Yes, they might also be those people desperate to get ahead – but in my experience, those are the people who’ll do a number of other things to get ahead as well. They’re the ones who’ll take up smoking just to accompany their smoker boss on that Monday morning cig break in the rain (think Rachel from Friends); they’re the ones putting themselves forward for working late or weekend shifts; they’re the ones who never take a sick day or use up holiday... Parents (and other colleagues) must realise these people operate on ambition, and their desire to progress won’t diminish, regardless of whether they are ‘allowed’ to spend nights down the pub with the CEO or not.

With these not uncommon scenarios in mind, it appears it would actually be unfair on the people they describe, not to allow them to socialise for the simple reason that they don’t have children.

Is it nonetheless still ‘unfair’ on parents who can’t join in? Or is it, in fact, that they just don’t need to? Their jobs take up their daytime hours, and their families occupy their nights. Presumably they want both, so why would they want to inhibit one for the other, when there’s a very clear and easy work/life balance to be made here?

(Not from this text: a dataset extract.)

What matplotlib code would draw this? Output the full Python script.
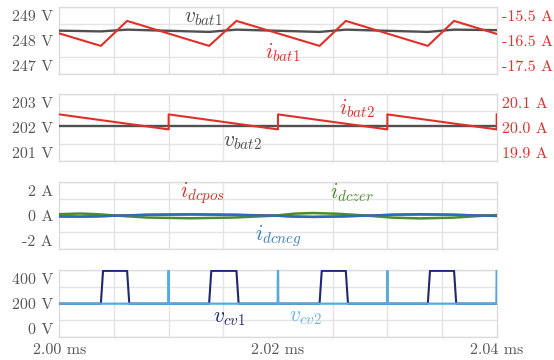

And if it is this ‘getting ahead’ business that after-work drinks appear to offer, which remains the long-standing bug bear for those unable to do it, they should consider this: a recent article in the Huffington Post claimed that the most successful people on earth make it home for dinner at night. Which, when you think about it, figures – primarily because they won’t start the next day with a thunderous hangover.

If preventing after-work drinks is Jeremy Corbyn’s solution to battling discrimination against mothers in the work place, I am worried for female Labour voters. Not least because what took place following the evening event at which he proposed this grand ban was, so ironically, a drinks party.